**Task to carry out:** Output nothing but the lines from the one with "Generate a component" through the one with "const xTicks = [0, 10, 20, 30, 40, 50];", including both. Leave the pictures out of the copy.

**Data for this exercise:**
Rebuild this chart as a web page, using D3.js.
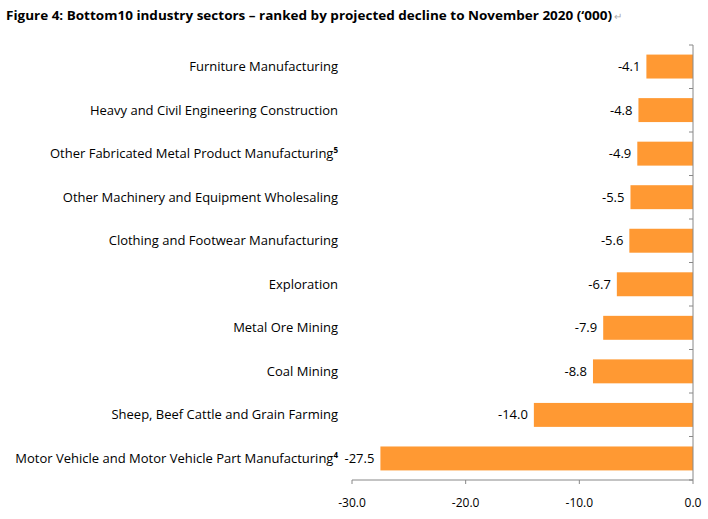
<!DOCTYPE html>
<html>
<head>
<meta charset="utf-8">
<script src="https://cdn.jsdelivr.net/npm/d3@7"></script>
<style>
  body { margin: 0; background: #fff; }
  text { font-family: "Open Sans", sans-serif; fill: #000; }
</style>
</head>
<body>
<div id="chart"></div>
<script>
var sectors = ["Furniture Manufacturing", "Heavy and Civil Engineering Construction",
  "Other Fabricated Metal Product Manufacturing", "Other Machinery and Equipment Wholesaling",
  "Clothing and Footwear Manufacturing", "Exploration", "Metal Ore Mining", "Coal Mining",
  "Sheep, Beef Cattle and Grain Farming", "Motor Vehicle and Motor Vehicle Part Manufacturing"];
var notes = ["", "", "5", "", "", "", "", "", "", "4"];
var values = [-4.1, -4.8, -4.9, -5.5, -5.6, -6.7, -7.9, -8.8, -14.0, -27.5];
var xTicks = [-30, -20, -10, 0];

var svg = d3.select("#chart").append("svg").attr("width", 708).attr("height", 519);

svg.append("text").attr("x", 6).attr("y", 20)
  .attr("font-size", 13).attr("font-weight", "bold")
  .attr("textLength", 606).attr("lengthAdjust", "spacingAndGlyphs")
  .text("Figure 4: Bottom10 industry sectors \u2013 ranked by projected decline to November 2020 (\u2018000)");
svg.append("text").attr("x", 614).attr("y", 20).attr("font-size", 10).style("fill", "#aaa").text("\u21b5");

var x = d3.scaleLinear().domain([-30, 0]).range([352, 693]);
var y = d3.scaleBand().domain(sectors).range([45, 480]).paddingInner(0.45).paddingOuter(0.22);

svg.selectAll("rect.bar").data(values).enter().append("rect")
  .attr("x", d => x(d)).attr("width", d => x(0) - x(d))
  .attr("y", (d, i) => y(sectors[i])).attr("height", y.bandwidth())
  .attr("fill", "#ff9933");

svg.selectAll("text.val").data(values).enter().append("text")
  .attr("x", d => x(d) - 6).attr("y", (d, i) => y(sectors[i]) + y.bandwidth() / 2 + 4.5)
  .attr("text-anchor", "end").attr("font-size", 13)
  .text(d => d.toFixed(1));

var lab = svg.selectAll("text.lab").data(sectors).enter().append("text")
  .attr("x", 338).attr("y", d => y(d) + y.bandwidth() / 2 + 4.5)
  .attr("text-anchor", "end").attr("font-size", 13);
lab.append("tspan").text(d => d);
lab.append("tspan").attr("font-size", 8).attr("font-weight", "bold").attr("dy", -5).text((d, i) => notes[i]);

// axes
var grey = "#888";
svg.append("line").attr("x1", 352).attr("x2", 693).attr("y1", 480).attr("y2", 480).attr("stroke", grey);
svg.append("line").attr("x1", 693).attr("x2", 693).attr("y1", 45).attr("y2", 480).attr("stroke", grey);
svg.selectAll("line.xt").data(xTicks).enter().append("line")
  .attr("x1", d => x(d)).attr("x2", d => x(d)).attr("y1", 480).attr("y2", 484).attr("stroke", grey);
var step = 435 / sectors.length;
svg.selectAll("line.yt").data(d3.range(sectors.length + 1)).enter().append("line")
  .attr("x1", 689).attr("x2", 693).attr("y1", d => 45 + d * step).attr("y2", d => 45 + d * step).attr("stroke", grey);
svg.selectAll("text.xl").data(xTicks).enter().append("text")
  .attr("x", d => x(d)).attr("y", 507).attr("text-anchor", "middle").attr("font-size", 12)
  .text(d => d.toFixed(1));
</script>
</body>
</html>
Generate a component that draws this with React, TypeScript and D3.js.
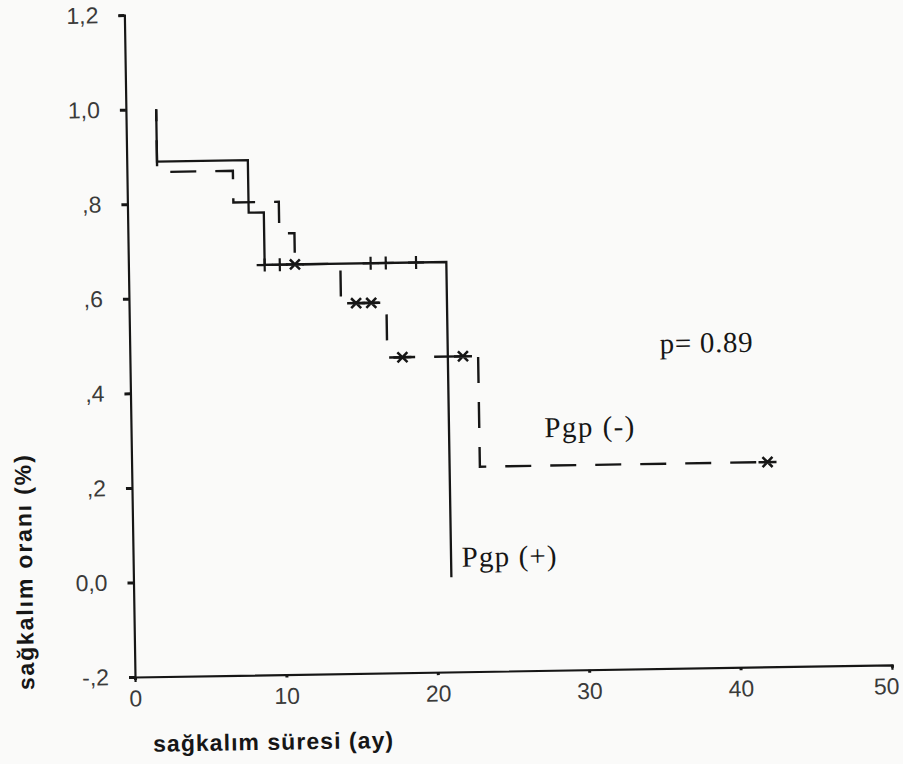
import React, { useEffect, useRef } from 'react';
import * as d3 from 'd3';

// axis ticks (the scan uses comma decimals, no leading zero)
const yTicks = [-0.2, 0, 0.2, 0.4, 0.6, 0.8, 1.0, 1.2];
const yTickLabels = ['-,2', '0,0', ',2', ',4', ',6', ',8', '1,0', '1,2'];
const xTicks = [0, 10, 20, 30, 40, 50];

// Pgp (+) : solid step line
const posTimes = [2, 2, 8, 9, 21];
const posSurv = [1.0, 0.889, 0.778, 0.667, 0.0];
const posCensored = [9, 10, 16, 17, 19];

// Pgp (-) : dashed step line
const negTimes = [2, 2, 7, 10, 11, 14, 17, 23, 42];
const negSurv = [1.0, 0.867, 0.8, 0.733, 0.667, 0.583, 0.467, 0.233, 0.233];
const negCensored = [11, 15, 16, 18, 22, 42];

const annotations = ['p= 0.89', 'Pgp (-)', 'Pgp (+)'];

const survAt = (times: number[], surv: number[], t: number) => {
    let v = surv[0];
    times.forEach((tt, i) => { if (tt <= t) v = surv[i]; });
    return v;
};

function App() {
    const ref = useRef<SVGSVGElement>(null);

    useEffect(() => {
        const W = 903, H = 764;
        const ox = 135, oy = 677, tilt = -0.92; // the scanned page is slightly rotated

        const svg = d3.select(ref.current);
        svg.selectAll('*').remove();
        svg.attr('width', W).attr('height', H);

        svg.append('rect').attr('width', W).attr('height', H).attr('fill', '#fafaf9');

        const x = d3.scaleLinear().domain([0, 50]).range([0, 757]);
        const y = d3.scaleLinear().domain([-0.2, 1.2]).range([0, -662]);

        const g = svg.append('g')
            .attr('transform', `translate(${ox},${oy}) rotate(${tilt})`);

        const ink = '#161616';

        // X axis
        const xAxis = d3.axisBottom(x)
            .tickValues(xTicks)
            .tickSize(3)
            .tickSizeOuter(5)
            .tickPadding(10)
            .tickFormat(d => String(d));
        const gx = g.append('g').call(xAxis);
        gx.select('.domain').attr('stroke', ink).attr('stroke-width', 2.2);
        gx.selectAll('.tick line').attr('stroke', ink).attr('stroke-width', 3);
        gx.selectAll('.tick text')
            .attr('font-family', 'Liberation Sans, Arial, sans-serif')
            .attr('font-size', 23)
            .attr('fill', '#3a3a3a');
        // last label sits a little left of its tick in the scan
        gx.selectAll('.tick text').filter((d: any) => d === 50).attr('x', -6);

        // Y axis
        const yAxis = d3.axisLeft(y)
            .tickValues(yTicks)
            .tickSize(6)
            .tickSizeOuter(6)
            .tickPadding(20)
            .tickFormat((d, i) => yTickLabels[i]);
        const gy = g.append('g').call(yAxis);
        gy.select('.domain').attr('stroke', ink).attr('stroke-width', 2.2);
        gy.selectAll('.tick line').attr('stroke', ink).attr('stroke-width', 3);
        gy.selectAll('.tick text')
            .attr('font-family', 'Liberation Sans, Arial, sans-serif')
            .attr('font-size', 23)
            .attr('fill', '#3a3a3a');

        const step = d3.line<number>()
            .x(d => x(d))
            .curve(d3.curveStepAfter);

        // Pgp (+)
        g.append('path')
            .attr('d', step.y((d, i) => y(posSurv[i]))(posTimes))
            .attr('fill', 'none')
            .attr('stroke', ink)
            .attr('stroke-width', 2.3);

        // Pgp (-)
        g.append('path')
            .attr('d', step.y((d, i) => y(negSurv[i]))(negTimes))
            .attr('fill', 'none')
            .attr('stroke', ink)
            .attr('stroke-width', 2.4)
            .attr('stroke-dasharray', '26,19')
            .attr('stroke-dashoffset', 14);

        // censor marks
        g.selectAll('.cplus')
            .data(posCensored)
            .enter().append('path')
            .attr('class', 'cplus')
            .attr('transform', d => `translate(${x(d)},${y(survAt(posTimes, posSurv, d))})`)
            .attr('d', 'M-8,0H8M0,-6.5V6.5')
            .attr('stroke', ink)
            .attr('stroke-width', 2.2);

        g.selectAll('.cx')
            .data(negCensored)
            .enter().append('path')
            .attr('class', 'cx')
            .attr('transform', d => `translate(${x(d)},${y(survAt(negTimes, negSurv, d))})`)
            .attr('d', 'M-9,0H9M-5,-5L5,5M-5,5L5,-5')
            .attr('stroke', ink)
            .attr('stroke-width', 2.5);

        // annotations
        const annPos = [[35.0, 0.467, 93], [27.3, 0.293, 90], [21.7, 0.022, 95]];
        annotations.forEach((txt, i) => {
            g.append('text')
                .attr('x', x(annPos[i][0]))
                .attr('y', y(annPos[i][1]))
                .attr('font-family', 'Liberation Serif, Times New Roman, serif')
                .attr('font-size', 29)
                .attr('fill', ink)
                .attr('textLength', annPos[i][2])
                .text(txt);
        });

        // axis titles
        g.append('text')
            .attr('x', 17)
            .attr('y', 75)
            .attr('font-family', 'Liberation Sans, Arial, sans-serif')
            .attr('font-weight', 'bold')
            .attr('font-size', 23)
            .attr('fill', ink)
            .attr('textLength', 240)
            .text('sağkalım süresi (ay)');

        g.append('text')
            .attr('transform', 'translate(-101,-106) rotate(-90)')
            .attr('text-anchor', 'middle')
            .attr('font-family', 'Liberation Sans, Arial, sans-serif')
            .attr('font-weight', 'bold')
            .attr('font-size', 23)
            .attr('fill', ink)
            .attr('textLength', 235)
            .text('sağkalım oranı (%)');
    }, []);

    return (
        <svg ref={ref} style={{ position: 'absolute', left: 0, top: 0, display: 'block' }} />
    );
}

export default App;
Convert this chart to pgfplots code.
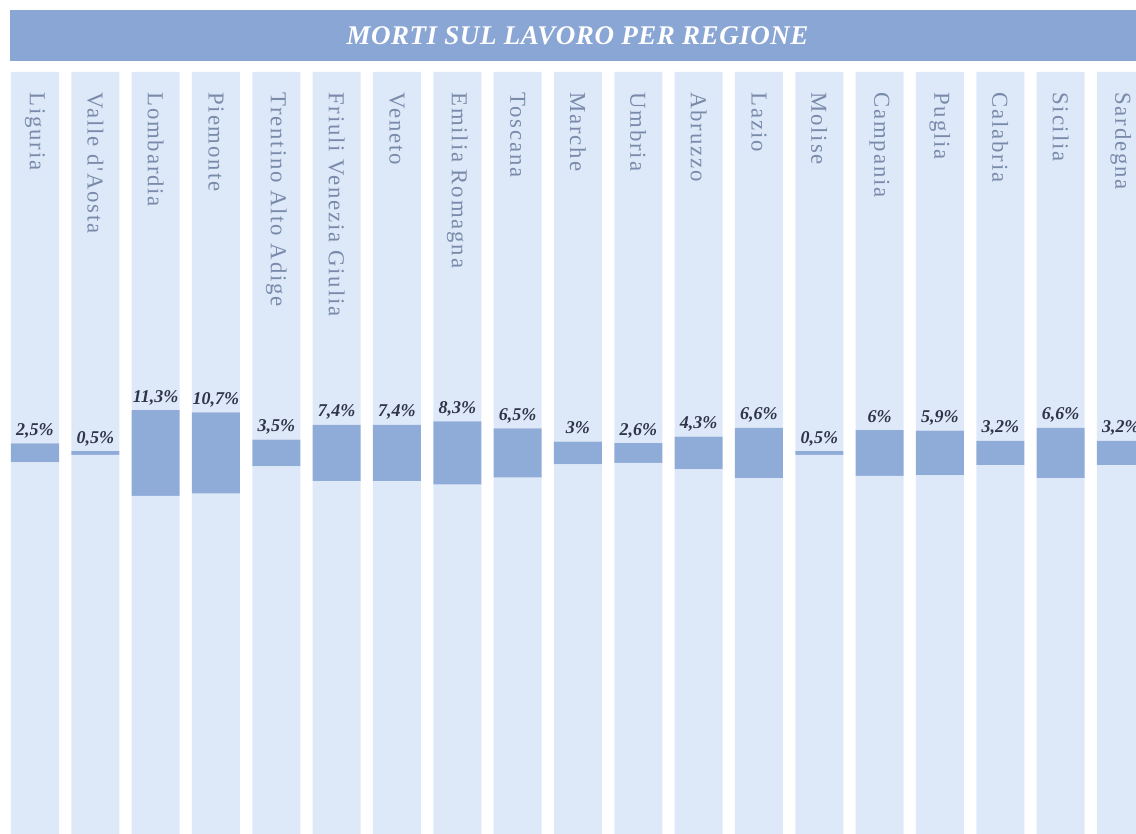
\documentclass[border=0pt]{standalone}
\usepackage{fontspec}
\setmainfont{Liberation Serif}
\newfontfamily\namefont[LetterSpace=8]{Liberation Serif}
\newfontfamily\titlefont[LetterSpace=2]{Liberation Serif}
\usepackage{pgfplots}
\usepackage{pgfplotstable}
\pgfplotsset{compat=1.18}
\definecolor{lightcol}{RGB}{221,233,248}
\definecolor{darkcol}{RGB}{143,171,215}
\definecolor{bannercol}{RGB}{138,166,212}
\definecolor{namecol}{RGB}{122,138,170}
\definecolor{numcol}{RGB}{48,52,72}
\pgfplotstableread{
v lab
2.5 2,5
0.5 0,5
11.3 11,3
10.7 10,7
3.5 3,5
7.4 7,4
7.4 7,4
8.3 8,3
6.5 6,5
3 3
2.6 2,6
4.3 4,3
6.6 6,6
0.5 0,5
6 6
5.9 5,9
3.2 3,2
6.6 6,6
3.2 3,2
}\datatable
\pgfplotsset{base/.style={
  at={(0,0)}, anchor=south west,
  scale only axis, width=568pt, height=417pt,
  xmin=-0.580, xmax=18.25, ymin=0, ymax=834,
  axis line style={draw=none}, major tick length=0pt, ytick=\empty}}
\begin{document}
\begin{tikzpicture}
\useasboundingbox (0,0) rectangle (568pt,417pt);
\clip (0,0) rectangle (568pt,417pt);
\begin{axis}[base,
  ybar stacked, bar width=0.796,
  xtick=\empty,
  clip=true,
]
\addplot[fill=lightcol, draw=none] table[x expr=\coordindex, y expr=381-3.8*\thisrow{v}] {\datatable};
\addplot[fill=darkcol, draw=none] table[x expr=\coordindex, y expr=7.6*\thisrow{v}] {\datatable};
\addplot[fill=lightcol, draw=none] table[x expr=\coordindex, y expr=381-3.8*\thisrow{v}] {\datatable};
\end{axis}
\begin{axis}[base,
  xtick={0,...,18},
  xticklabel pos=upper,
  xticklabel shift=-46pt,
  xticklabels={Liguria, Valle d'Aosta, Lombardia, Piemonte, Trentino Alto Adige, Friuli Venezia Giulia, Veneto, Emilia Romagna, Toscana, Marche, Umbria, Abruzzo, Lazio, Molise, Campania, Puglia, Calabria, Sicilia, Sardegna},
  xticklabel style={rotate=-90, anchor=west, inner sep=0pt, text=namecol, font=\namefont\fontsize{11.4}{13}\selectfont},
]
\addplot[draw=none, mark=none, point meta=explicit symbolic,
  nodes near coords={\pgfplotspointmeta\%},
  nodes near coords style={anchor=base, yshift=4pt, inner sep=0pt, text=numcol, font=\bfseries\itshape\fontsize{9}{10}\selectfont}]
  table[x expr=\coordindex, y expr=381+3.8*\thisrow{v}, meta=lab] {\datatable};
\end{axis}
\fill[bannercol] (5pt,386.5pt) rectangle (570pt,412pt);
\node[anchor=base, text=white, inner sep=0pt, font=\titlefont\bfseries\itshape\fontsize{13.5}{16}\selectfont] at (288.75pt,394.5pt) {MORTI SUL LAVORO PER REGIONE};
\end{tikzpicture}
\end{document}
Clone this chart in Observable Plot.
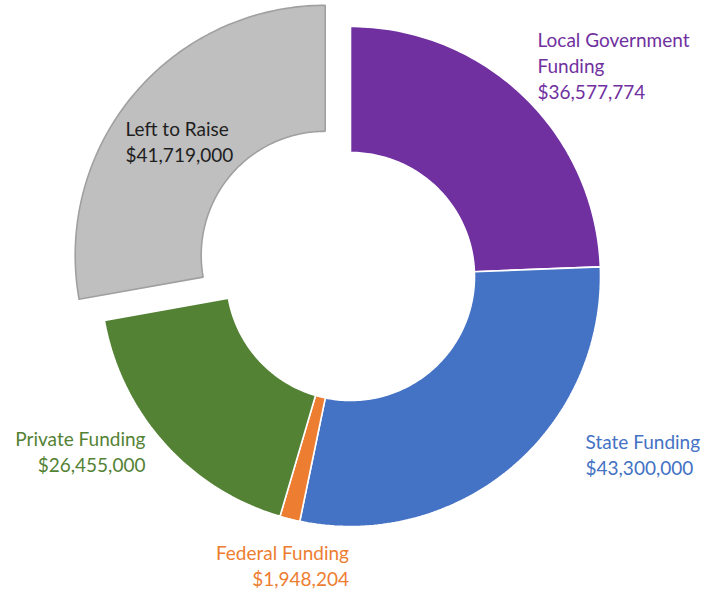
<!DOCTYPE html>
<html>
<head>
<meta charset="utf-8">
<script src="https://cdn.jsdelivr.net/npm/d3@7"></script>
<script src="https://cdn.jsdelivr.net/npm/@observablehq/plot@0.6"></script>
<style>
  html, body { margin: 0; padding: 0; background: #ffffff; }
</style>
</head>
<body>
<div id="chart"></div>
<script>
// ---- data ----
const categories = ["Local Government Funding", "State Funding", "Federal Funding", "Private Funding", "Left to Raise"];
const labelTitles = ["Local Government\nFunding", "State Funding", "Federal Funding", "Private Funding", "Left to Raise"];
const amounts = [36577774, 43300000, 1948204, 26455000, 41719000];
const explodedCategory = "Left to Raise";

// ---- styles ----
const sliceColors = ["#7030A0", "#4472C4", "#ED7D31", "#548235", "#BFBFBF"];
const sliceStrokes = ["#ffffff", "#ffffff", "#ffffff", "#ffffff", "#a0a0a0"];
const labelColors = ["#7030A0", "#4472C4", "#ED7D31", "#548235", "#1e1e1e"];

// ---- layout (units of outer radius; centre at 0,0) ----
const outerR = 1, innerR = 0.496, explodeDist = 0.132;
const labelLayout = [
  {x: 0.748, y: 0.848, anchor: "start"},
  {x: 0.94, y: -0.708, anchor: "start"},
  {x: -0.006, y: -1.152, anchor: "end"},
  {x: -0.82, y: -0.696, anchor: "end"},
  {x: -0.9, y: 0.544, anchor: "start"}
];

const fmt = d3.format("$,.0f");
const arcs = d3.pie().sort(null).startAngle(0).endAngle(2 * Math.PI)(amounts);

const points = [];
arcs.forEach((a, i) => {
  const name = categories[i];
  const mid = (a.startAngle + a.endAngle) / 2;
  const off = name === explodedCategory ? explodeDist : 0;
  const ox = off * Math.sin(mid), oy = off * Math.cos(mid);
  const n = Math.max(2, Math.ceil((a.endAngle - a.startAngle) / (2 * Math.PI) * 360));
  const ring = [];
  for (let k = 0; k <= n; k++) {
    const t = a.startAngle + (a.endAngle - a.startAngle) * k / n;
    ring.push({x: ox + outerR * Math.sin(t), y: oy + outerR * Math.cos(t)});
  }
  for (let k = n; k >= 0; k--) {
    const t = a.startAngle + (a.endAngle - a.startAngle) * k / n;
    ring.push({x: ox + innerR * Math.sin(t), y: oy + innerR * Math.cos(t)});
  }
  ring.push(ring[0]);
  ring.forEach(p => points.push({...p, name, fill: sliceColors[i], stroke: sliceStrokes[i]}));
});

const labels = categories.map((c, i) => ({
  name: c,
  text: labelTitles[i] + "\n" + fmt(amounts[i]),
  x: labelLayout[i].x,
  y: labelLayout[i].y,
  anchor: labelLayout[i].anchor,
  color: labelColors[i]
}));

const chart = Plot.plot({
  width: 702,
  height: 592,
  margin: 0,
  style: {background: "#ffffff", fontFamily: "Lato, 'Open Sans', sans-serif"},
  x: {domain: [-1.4, 1.408], axis: null},
  y: {domain: [-1.264, 1.104], axis: null},
  color: {type: "identity"},
  marks: [
    Plot.line(points, {x: "x", y: "y", z: "name", fill: "fill", stroke: "stroke", strokeWidth: 1.6, curve: "linear", strokeLinejoin: "miter"}),
    Plot.text(labels.filter(d => d.anchor === "start"), {x: "x", y: "y", text: "text", fill: "color", textAnchor: "start", lineAnchor: "middle", fontSize: 19, lineHeight: 1.37}),
    Plot.text(labels.filter(d => d.anchor === "end"), {x: "x", y: "y", text: "text", fill: "color", textAnchor: "end", lineAnchor: "middle", fontSize: 19, lineHeight: 1.37})
  ]
});
document.getElementById("chart").appendChild(chart);
</script>
</body>
</html>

**Exercise result:**
Generate a component that draws this with React, TypeScript and D3.js.
import React, { useEffect, useRef } from 'react';
import * as d3 from 'd3';

// axis ticks (the scan uses comma decimals, no leading zero)
const yTicks = [-0.2, 0, 0.2, 0.4, 0.6, 0.8, 1.0, 1.2];
const yTickLabels = ['-,2', '0,0', ',2', ',4', ',6', ',8', '1,0', '1,2'];
const xTicks = [0, 10, 20, 30, 40, 50];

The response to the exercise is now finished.